■ WHAT TO PRODUCE:
Copy each line that contains the word "this".

■ STORED DATA:
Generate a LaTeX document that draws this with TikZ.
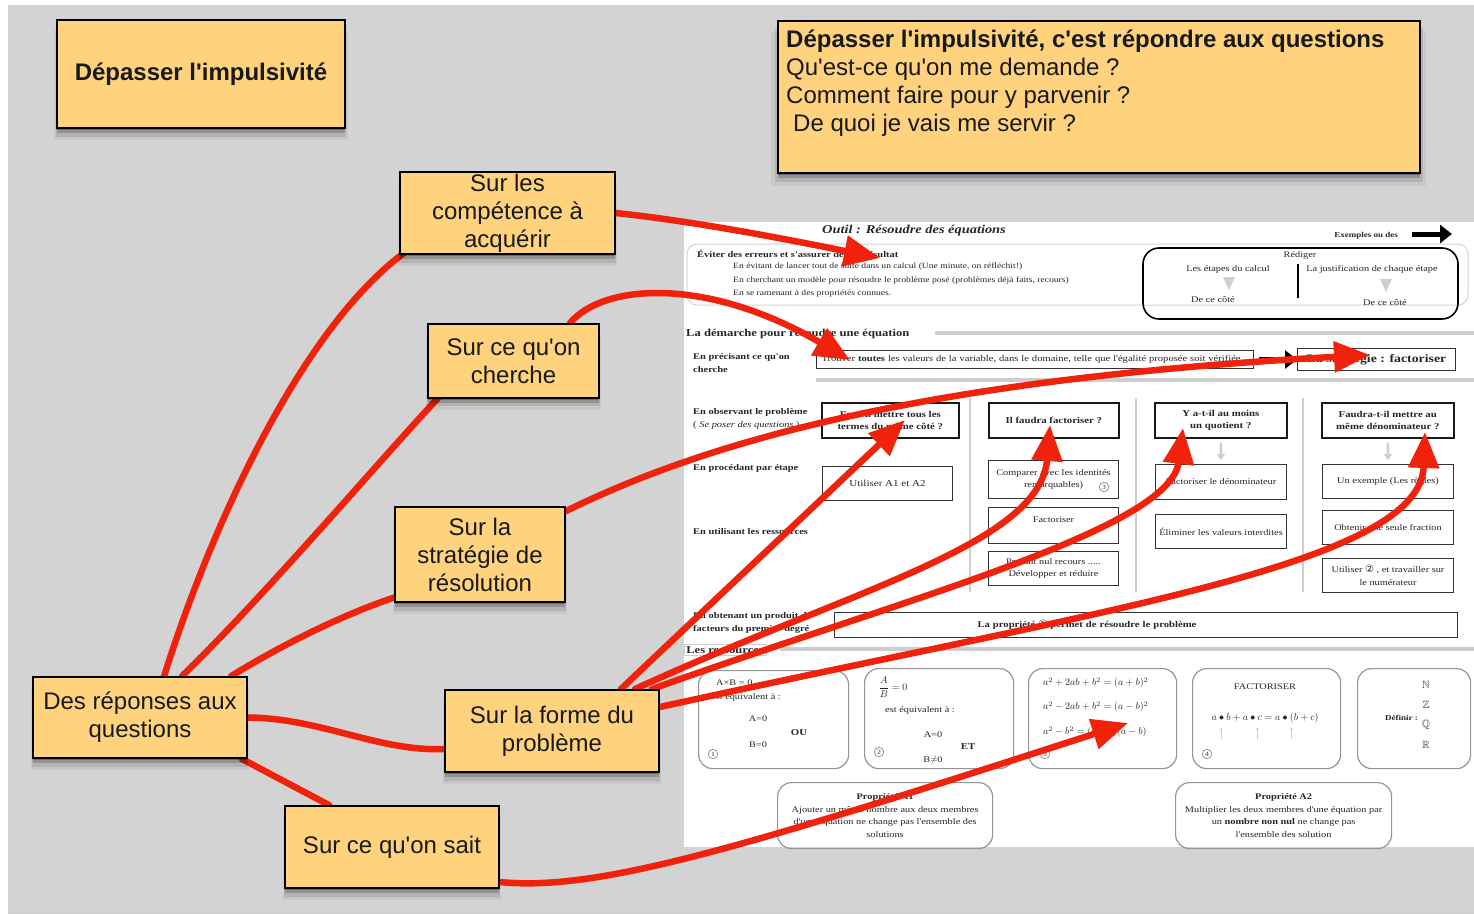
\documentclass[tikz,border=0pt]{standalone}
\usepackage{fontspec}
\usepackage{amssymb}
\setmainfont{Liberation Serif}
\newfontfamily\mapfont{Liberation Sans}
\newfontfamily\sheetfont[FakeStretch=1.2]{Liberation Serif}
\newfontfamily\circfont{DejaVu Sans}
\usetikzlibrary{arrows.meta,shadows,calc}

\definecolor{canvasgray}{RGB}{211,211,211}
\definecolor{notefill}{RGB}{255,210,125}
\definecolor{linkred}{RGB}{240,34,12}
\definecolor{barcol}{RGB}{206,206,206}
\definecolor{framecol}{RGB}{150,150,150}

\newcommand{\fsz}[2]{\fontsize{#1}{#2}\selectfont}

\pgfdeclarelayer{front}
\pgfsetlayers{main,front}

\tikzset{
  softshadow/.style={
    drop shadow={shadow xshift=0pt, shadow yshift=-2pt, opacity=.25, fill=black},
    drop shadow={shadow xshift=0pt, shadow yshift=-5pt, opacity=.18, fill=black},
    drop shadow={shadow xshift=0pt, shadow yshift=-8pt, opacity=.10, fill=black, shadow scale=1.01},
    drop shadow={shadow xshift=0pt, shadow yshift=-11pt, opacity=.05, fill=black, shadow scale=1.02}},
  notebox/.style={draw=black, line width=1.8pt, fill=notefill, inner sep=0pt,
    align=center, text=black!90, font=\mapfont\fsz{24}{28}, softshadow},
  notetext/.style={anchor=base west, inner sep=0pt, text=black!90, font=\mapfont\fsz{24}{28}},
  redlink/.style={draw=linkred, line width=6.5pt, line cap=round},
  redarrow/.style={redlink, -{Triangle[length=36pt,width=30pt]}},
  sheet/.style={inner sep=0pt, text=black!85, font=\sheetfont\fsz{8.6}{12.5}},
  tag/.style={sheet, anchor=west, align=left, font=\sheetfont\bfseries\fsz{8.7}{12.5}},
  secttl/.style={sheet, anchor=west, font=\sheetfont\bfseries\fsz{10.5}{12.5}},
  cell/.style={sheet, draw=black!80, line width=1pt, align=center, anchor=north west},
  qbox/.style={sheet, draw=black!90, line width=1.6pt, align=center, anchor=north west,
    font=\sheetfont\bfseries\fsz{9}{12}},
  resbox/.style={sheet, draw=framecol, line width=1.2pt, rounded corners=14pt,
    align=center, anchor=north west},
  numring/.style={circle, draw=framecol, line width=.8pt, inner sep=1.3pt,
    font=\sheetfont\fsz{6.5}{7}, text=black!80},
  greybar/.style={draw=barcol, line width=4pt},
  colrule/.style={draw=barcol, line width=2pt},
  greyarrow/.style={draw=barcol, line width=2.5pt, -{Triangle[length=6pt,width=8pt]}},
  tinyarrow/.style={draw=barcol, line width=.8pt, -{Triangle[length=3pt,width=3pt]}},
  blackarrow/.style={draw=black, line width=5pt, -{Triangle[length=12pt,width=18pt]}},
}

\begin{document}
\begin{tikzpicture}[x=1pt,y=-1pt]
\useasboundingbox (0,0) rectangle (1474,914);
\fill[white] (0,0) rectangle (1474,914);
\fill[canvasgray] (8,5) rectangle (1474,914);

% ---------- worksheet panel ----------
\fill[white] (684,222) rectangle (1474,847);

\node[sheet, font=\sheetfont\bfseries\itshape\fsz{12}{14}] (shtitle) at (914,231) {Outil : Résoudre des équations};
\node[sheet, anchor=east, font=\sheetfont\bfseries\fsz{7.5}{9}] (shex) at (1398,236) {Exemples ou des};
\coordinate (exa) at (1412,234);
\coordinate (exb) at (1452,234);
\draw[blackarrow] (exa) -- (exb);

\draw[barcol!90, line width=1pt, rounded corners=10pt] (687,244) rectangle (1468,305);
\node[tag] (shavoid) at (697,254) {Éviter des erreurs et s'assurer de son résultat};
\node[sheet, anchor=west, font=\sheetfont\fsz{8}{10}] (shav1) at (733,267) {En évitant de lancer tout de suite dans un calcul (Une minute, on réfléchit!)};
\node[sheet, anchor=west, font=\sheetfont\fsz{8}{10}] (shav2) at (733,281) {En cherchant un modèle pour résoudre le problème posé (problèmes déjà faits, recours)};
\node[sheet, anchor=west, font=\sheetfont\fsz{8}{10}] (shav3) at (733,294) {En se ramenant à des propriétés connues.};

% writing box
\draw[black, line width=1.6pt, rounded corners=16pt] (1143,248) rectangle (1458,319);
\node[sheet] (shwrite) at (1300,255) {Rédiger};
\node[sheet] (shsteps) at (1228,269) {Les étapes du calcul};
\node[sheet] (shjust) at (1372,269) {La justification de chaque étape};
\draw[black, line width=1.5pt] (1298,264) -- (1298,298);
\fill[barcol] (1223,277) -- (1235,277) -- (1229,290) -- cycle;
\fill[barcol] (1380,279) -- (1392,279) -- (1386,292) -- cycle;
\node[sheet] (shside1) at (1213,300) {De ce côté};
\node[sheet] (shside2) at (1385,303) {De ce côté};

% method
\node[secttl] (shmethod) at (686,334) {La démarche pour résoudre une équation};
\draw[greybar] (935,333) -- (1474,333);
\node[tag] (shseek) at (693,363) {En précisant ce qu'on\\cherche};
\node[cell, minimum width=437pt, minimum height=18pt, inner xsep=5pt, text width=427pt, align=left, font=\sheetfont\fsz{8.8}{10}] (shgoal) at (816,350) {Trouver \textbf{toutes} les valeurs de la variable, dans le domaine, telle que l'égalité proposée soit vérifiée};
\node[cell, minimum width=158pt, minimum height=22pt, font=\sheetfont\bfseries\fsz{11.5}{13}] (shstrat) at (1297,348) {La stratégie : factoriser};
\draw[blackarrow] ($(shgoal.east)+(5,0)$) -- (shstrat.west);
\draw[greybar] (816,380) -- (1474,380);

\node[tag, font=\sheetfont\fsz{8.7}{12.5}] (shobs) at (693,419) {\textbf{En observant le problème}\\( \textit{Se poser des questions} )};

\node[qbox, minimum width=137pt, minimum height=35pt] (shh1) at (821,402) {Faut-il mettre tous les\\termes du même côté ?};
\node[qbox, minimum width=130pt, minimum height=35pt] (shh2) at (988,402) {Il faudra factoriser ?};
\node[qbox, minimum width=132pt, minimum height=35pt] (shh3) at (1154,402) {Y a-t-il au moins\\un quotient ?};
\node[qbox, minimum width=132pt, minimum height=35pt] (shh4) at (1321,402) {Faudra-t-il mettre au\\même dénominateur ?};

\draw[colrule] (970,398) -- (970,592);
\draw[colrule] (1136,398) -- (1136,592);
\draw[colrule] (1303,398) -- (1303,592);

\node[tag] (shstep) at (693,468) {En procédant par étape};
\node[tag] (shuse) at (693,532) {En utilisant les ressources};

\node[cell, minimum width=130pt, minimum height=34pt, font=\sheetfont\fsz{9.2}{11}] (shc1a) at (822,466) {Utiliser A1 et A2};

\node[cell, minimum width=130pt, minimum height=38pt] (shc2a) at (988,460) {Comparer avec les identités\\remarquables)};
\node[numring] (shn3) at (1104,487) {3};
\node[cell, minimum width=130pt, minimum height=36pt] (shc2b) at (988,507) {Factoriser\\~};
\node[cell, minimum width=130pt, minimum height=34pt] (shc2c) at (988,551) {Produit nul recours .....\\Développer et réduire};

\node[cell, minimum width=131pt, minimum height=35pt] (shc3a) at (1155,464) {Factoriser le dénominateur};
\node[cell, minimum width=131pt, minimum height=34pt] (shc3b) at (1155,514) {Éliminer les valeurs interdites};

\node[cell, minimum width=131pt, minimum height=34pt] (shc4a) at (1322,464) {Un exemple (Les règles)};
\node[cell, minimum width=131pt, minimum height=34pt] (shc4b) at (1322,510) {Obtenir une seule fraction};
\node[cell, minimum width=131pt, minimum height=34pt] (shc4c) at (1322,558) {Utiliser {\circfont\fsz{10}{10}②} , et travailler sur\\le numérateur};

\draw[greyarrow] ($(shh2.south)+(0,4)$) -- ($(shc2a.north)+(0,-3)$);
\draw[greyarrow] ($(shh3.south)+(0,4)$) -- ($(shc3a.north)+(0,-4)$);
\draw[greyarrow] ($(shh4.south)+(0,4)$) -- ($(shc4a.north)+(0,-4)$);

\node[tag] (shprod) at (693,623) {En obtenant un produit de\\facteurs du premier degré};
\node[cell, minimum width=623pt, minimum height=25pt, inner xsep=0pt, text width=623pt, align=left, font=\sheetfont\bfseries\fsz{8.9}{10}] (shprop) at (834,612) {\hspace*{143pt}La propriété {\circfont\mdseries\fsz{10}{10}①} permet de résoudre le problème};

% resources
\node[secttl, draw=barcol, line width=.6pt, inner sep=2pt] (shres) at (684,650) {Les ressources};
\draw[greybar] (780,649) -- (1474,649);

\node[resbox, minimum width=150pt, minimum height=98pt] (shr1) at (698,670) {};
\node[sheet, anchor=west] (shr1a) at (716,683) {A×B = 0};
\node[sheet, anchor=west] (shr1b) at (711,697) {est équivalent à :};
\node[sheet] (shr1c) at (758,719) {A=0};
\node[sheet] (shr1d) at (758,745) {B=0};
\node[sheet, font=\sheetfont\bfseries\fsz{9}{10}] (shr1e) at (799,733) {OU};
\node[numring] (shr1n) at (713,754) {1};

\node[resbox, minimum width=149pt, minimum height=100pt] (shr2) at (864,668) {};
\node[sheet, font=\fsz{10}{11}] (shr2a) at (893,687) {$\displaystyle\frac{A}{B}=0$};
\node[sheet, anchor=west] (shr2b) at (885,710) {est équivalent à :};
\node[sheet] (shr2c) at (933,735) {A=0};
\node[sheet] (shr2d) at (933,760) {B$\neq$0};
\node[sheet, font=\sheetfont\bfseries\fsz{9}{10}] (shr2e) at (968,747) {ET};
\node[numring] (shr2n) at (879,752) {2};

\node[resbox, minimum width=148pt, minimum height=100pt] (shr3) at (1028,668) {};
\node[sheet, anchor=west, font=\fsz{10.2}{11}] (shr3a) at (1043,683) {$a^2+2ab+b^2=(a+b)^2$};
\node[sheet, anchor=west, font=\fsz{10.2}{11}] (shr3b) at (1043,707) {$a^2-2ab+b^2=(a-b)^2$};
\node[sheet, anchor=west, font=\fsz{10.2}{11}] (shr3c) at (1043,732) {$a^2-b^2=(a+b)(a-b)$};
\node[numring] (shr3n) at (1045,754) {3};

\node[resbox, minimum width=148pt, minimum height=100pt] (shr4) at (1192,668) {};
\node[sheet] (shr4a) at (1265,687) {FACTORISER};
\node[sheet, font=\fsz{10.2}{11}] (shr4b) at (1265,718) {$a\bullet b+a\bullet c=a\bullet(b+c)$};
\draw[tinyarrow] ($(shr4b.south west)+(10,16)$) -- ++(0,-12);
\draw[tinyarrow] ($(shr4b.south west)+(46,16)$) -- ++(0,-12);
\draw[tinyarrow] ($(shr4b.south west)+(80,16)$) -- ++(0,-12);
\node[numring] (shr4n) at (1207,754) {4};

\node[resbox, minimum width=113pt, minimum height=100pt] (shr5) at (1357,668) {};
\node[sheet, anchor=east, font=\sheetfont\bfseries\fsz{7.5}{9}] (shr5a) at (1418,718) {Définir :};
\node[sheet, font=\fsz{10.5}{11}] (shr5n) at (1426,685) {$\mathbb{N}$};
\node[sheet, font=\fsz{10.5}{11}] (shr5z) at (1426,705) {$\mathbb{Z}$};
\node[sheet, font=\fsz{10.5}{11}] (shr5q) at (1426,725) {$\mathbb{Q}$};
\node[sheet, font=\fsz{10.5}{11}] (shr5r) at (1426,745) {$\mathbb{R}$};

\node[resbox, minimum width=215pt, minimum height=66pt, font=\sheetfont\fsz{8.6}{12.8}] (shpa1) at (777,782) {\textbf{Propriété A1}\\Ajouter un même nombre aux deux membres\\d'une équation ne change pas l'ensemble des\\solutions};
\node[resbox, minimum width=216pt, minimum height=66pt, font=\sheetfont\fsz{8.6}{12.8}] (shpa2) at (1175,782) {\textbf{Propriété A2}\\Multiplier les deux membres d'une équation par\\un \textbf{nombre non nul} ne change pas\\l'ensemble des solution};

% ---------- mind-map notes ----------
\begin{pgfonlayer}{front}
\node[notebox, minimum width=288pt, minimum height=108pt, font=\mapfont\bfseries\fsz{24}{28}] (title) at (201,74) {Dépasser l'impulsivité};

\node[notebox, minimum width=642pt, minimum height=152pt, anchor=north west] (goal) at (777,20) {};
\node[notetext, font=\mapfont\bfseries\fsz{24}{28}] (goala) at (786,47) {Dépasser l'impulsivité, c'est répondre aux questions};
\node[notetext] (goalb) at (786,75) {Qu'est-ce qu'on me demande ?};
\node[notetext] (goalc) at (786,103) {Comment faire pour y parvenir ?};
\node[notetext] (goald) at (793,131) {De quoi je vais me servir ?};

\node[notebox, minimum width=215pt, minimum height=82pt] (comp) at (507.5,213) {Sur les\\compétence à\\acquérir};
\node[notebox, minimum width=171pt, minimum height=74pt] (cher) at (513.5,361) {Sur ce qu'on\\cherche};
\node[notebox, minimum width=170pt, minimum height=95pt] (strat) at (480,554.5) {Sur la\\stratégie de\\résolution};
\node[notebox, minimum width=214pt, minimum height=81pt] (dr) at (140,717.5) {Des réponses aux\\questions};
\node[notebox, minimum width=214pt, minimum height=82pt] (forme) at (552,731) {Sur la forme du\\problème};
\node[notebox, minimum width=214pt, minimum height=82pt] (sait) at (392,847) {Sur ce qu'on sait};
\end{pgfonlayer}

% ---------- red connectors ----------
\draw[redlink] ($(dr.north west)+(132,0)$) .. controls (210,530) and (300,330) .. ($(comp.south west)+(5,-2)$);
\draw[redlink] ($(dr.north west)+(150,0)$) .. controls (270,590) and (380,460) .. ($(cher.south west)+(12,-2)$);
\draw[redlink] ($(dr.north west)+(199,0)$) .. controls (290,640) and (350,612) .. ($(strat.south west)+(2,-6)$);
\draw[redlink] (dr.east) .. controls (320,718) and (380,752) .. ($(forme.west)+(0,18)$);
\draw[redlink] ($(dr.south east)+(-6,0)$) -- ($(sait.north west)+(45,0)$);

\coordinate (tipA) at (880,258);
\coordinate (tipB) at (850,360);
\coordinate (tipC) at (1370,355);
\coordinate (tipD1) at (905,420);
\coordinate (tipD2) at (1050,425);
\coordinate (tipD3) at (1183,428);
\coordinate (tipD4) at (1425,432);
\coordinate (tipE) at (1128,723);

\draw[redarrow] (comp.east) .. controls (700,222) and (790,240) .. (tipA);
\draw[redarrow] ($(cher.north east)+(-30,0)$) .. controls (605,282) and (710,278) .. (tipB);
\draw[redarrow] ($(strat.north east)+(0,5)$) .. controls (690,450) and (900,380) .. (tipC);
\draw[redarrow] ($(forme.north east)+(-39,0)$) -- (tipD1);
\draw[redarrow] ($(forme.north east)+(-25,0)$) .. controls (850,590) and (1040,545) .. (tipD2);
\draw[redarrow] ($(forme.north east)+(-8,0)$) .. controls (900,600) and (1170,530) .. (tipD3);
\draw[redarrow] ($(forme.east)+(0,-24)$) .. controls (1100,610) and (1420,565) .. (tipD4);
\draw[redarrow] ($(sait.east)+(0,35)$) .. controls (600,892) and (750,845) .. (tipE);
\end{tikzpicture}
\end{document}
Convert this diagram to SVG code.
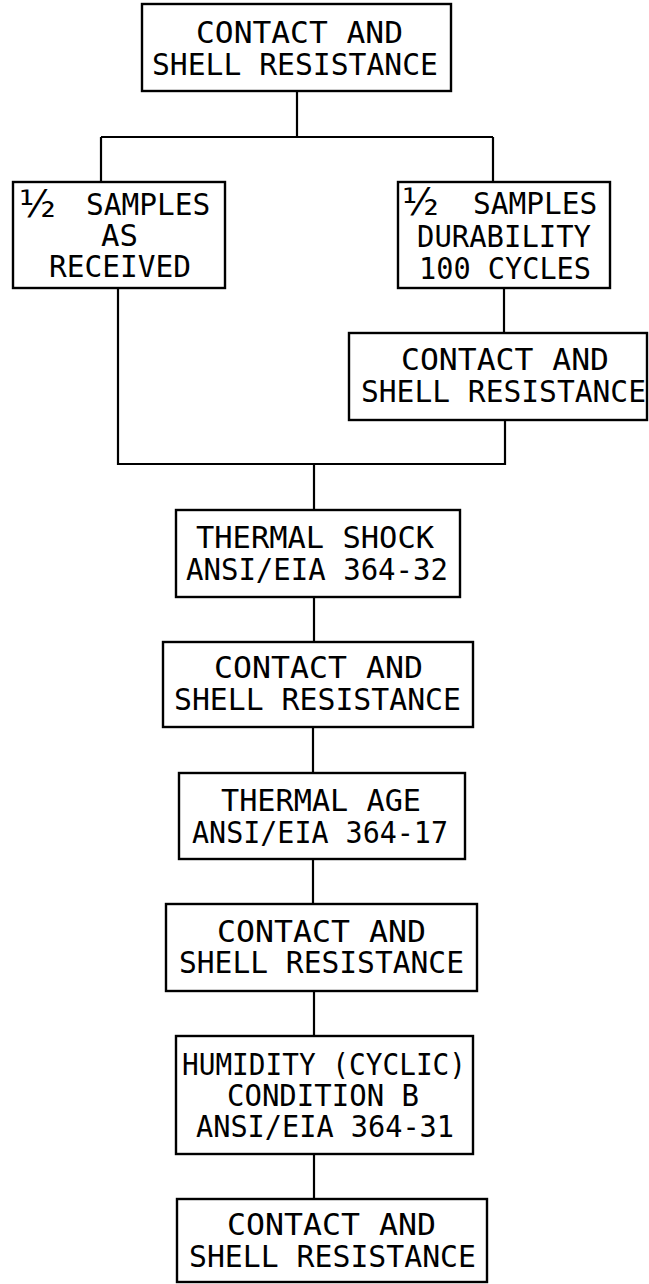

■ EXERCISE RESPONSE:
Generate a LaTeX document that draws this with TikZ.
Convert this diagram to SVG code.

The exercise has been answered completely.